YOUR TASK
Below is a listing; write it out exactly and drop any images from it.

SUPPLIED MATERIAL
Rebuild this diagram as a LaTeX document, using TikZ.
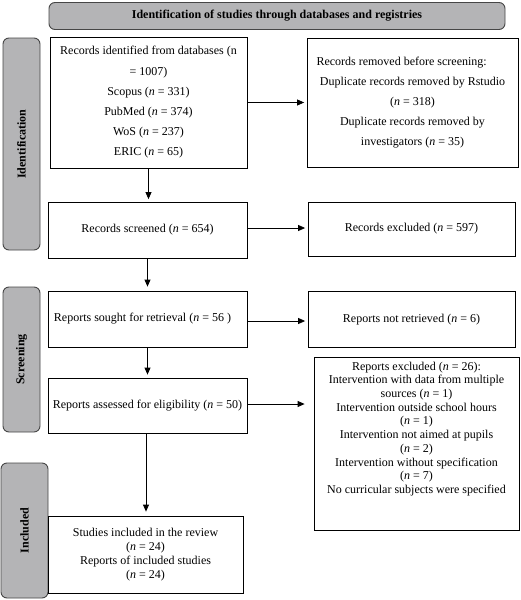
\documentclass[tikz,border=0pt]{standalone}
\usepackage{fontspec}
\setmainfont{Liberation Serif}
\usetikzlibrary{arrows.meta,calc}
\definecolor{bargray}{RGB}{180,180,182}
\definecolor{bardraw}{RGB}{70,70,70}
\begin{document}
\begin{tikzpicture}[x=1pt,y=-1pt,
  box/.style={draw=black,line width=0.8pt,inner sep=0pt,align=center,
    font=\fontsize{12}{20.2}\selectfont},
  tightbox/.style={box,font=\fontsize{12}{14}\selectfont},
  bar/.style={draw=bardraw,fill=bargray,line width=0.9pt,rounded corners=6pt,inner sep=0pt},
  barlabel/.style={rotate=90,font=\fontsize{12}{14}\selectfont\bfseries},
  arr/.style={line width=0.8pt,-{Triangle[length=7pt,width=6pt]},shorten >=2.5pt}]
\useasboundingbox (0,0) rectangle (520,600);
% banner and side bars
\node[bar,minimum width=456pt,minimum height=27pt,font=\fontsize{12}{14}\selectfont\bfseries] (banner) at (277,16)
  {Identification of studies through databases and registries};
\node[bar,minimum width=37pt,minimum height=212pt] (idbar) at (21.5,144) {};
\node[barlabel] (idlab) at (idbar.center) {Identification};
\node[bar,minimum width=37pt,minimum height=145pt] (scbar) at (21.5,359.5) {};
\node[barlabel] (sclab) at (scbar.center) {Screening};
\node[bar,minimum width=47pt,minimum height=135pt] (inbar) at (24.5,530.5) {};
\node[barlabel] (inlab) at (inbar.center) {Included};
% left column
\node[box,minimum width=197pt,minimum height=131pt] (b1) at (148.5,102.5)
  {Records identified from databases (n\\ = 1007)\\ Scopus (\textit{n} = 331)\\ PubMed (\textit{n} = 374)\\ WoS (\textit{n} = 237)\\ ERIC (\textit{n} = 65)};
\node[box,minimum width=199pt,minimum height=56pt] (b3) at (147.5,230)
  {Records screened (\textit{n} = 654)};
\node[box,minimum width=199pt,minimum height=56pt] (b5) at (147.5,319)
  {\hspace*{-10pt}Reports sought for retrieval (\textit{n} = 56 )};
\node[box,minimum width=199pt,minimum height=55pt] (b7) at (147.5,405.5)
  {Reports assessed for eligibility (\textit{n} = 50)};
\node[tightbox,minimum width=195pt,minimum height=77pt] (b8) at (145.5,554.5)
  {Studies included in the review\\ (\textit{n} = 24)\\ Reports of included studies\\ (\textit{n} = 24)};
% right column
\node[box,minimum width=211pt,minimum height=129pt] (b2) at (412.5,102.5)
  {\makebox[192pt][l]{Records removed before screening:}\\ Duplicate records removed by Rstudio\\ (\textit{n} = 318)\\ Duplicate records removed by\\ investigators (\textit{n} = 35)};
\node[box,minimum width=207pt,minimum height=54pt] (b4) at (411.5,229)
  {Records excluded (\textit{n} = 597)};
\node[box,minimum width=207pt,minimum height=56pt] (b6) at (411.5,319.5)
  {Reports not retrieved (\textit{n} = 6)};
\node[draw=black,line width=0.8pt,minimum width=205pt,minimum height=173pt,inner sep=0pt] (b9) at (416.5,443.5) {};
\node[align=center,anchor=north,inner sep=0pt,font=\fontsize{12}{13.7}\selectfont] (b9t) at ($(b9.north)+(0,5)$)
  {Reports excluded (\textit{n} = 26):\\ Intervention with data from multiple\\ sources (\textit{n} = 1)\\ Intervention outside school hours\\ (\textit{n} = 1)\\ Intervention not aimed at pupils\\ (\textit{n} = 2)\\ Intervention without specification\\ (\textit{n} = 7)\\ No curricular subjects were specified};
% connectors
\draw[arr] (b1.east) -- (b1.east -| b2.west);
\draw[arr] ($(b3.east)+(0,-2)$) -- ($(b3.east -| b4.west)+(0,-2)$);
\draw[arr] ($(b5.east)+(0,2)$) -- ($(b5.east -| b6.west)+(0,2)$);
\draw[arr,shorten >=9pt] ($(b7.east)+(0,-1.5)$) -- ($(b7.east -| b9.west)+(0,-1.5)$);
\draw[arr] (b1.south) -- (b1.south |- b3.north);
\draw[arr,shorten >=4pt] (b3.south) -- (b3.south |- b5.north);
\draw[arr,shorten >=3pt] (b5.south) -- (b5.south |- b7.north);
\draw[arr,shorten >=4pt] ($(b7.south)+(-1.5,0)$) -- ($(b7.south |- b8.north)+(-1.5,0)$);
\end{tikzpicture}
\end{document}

THE SOLUTION
Rebuild this diagram as a LaTeX document, using TikZ.
\documentclass[tikz,border=0pt]{standalone}
\usepackage{fontspec}
\setmainfont{Liberation Serif}
\usetikzlibrary{arrows.meta,calc}
\definecolor{bargray}{RGB}{180,180,182}
\definecolor{bardraw}{RGB}{70,70,70}
\begin{document}
\begin{tikzpicture}[x=1pt,y=-1pt,
  box/.style={draw=black,line width=0.8pt,inner sep=0pt,align=center,
    font=\fontsize{12}{20.2}\selectfont},
  tightbox/.style={box,font=\fontsize{12}{14}\selectfont},
  bar/.style={draw=bardraw,fill=bargray,line width=0.9pt,rounded corners=6pt,inner sep=0pt},
  barlabel/.style={rotate=90,font=\fontsize{12}{14}\selectfont\bfseries},
  arr/.style={line width=0.8pt,-{Triangle[length=7pt,width=6pt]},shorten >=2.5pt}]
\useasboundingbox (0,0) rectangle (520,600);
% banner and side bars
\node[bar,minimum width=456pt,minimum height=27pt,font=\fontsize{12}{14}\selectfont\bfseries] (banner) at (277,16)
  {Identification of studies through databases and registries};
\node[bar,minimum width=37pt,minimum height=212pt] (idbar) at (21.5,144) {};
\node[barlabel] (idlab) at (idbar.center) {Identification};
\node[bar,minimum width=37pt,minimum height=145pt] (scbar) at (21.5,359.5) {};
\node[barlabel] (sclab) at (scbar.center) {Screening};
\node[bar,minimum width=47pt,minimum height=135pt] (inbar) at (24.5,530.5) {};
\node[barlabel] (inlab) at (inbar.center) {Included};
% left column
\node[box,minimum width=197pt,minimum height=131pt] (b1) at (148.5,102.5)
  {Records identified from databases (n\\ = 1007)\\ Scopus (\textit{n} = 331)\\ PubMed (\textit{n} = 374)\\ WoS (\textit{n} = 237)\\ ERIC (\textit{n} = 65)};
\node[box,minimum width=199pt,minimum height=56pt] (b3) at (147.5,230)
  {Records screened (\textit{n} = 654)};
\node[box,minimum width=199pt,minimum height=56pt] (b5) at (147.5,319)
  {\hspace*{-10pt}Reports sought for retrieval (\textit{n} = 56 )};
\node[box,minimum width=199pt,minimum height=55pt] (b7) at (147.5,405.5)
  {Reports assessed for eligibility (\textit{n} = 50)};
\node[tightbox,minimum width=195pt,minimum height=77pt] (b8) at (145.5,554.5)
  {Studies included in the review\\ (\textit{n} = 24)\\ Reports of included studies\\ (\textit{n} = 24)};
% right column
\node[box,minimum width=211pt,minimum height=129pt] (b2) at (412.5,102.5)
  {\makebox[192pt][l]{Records removed before screening:}\\ Duplicate records removed by Rstudio\\ (\textit{n} = 318)\\ Duplicate records removed by\\ investigators (\textit{n} = 35)};
\node[box,minimum width=207pt,minimum height=54pt] (b4) at (411.5,229)
  {Records excluded (\textit{n} = 597)};
\node[box,minimum width=207pt,minimum height=56pt] (b6) at (411.5,319.5)
  {Reports not retrieved (\textit{n} = 6)};
\node[draw=black,line width=0.8pt,minimum width=205pt,minimum height=173pt,inner sep=0pt] (b9) at (416.5,443.5) {};
\node[align=center,anchor=north,inner sep=0pt,font=\fontsize{12}{13.7}\selectfont] (b9t) at ($(b9.north)+(0,5)$)
  {Reports excluded (\textit{n} = 26):\\ Intervention with data from multiple\\ sources (\textit{n} = 1)\\ Intervention outside school hours\\ (\textit{n} = 1)\\ Intervention not aimed at pupils\\ (\textit{n} = 2)\\ Intervention without specification\\ (\textit{n} = 7)\\ No curricular subjects were specified};
% connectors
\draw[arr] (b1.east) -- (b1.east -| b2.west);
\draw[arr] ($(b3.east)+(0,-2)$) -- ($(b3.east -| b4.west)+(0,-2)$);
\draw[arr] ($(b5.east)+(0,2)$) -- ($(b5.east -| b6.west)+(0,2)$);
\draw[arr,shorten >=9pt] ($(b7.east)+(0,-1.5)$) -- ($(b7.east -| b9.west)+(0,-1.5)$);
\draw[arr] (b1.south) -- (b1.south |- b3.north);
\draw[arr,shorten >=4pt] (b3.south) -- (b3.south |- b5.north);
\draw[arr,shorten >=3pt] (b5.south) -- (b5.south |- b7.north);
\draw[arr,shorten >=4pt] ($(b7.south)+(-1.5,0)$) -- ($(b7.south |- b8.north)+(-1.5,0)$);
\end{tikzpicture}
\end{document}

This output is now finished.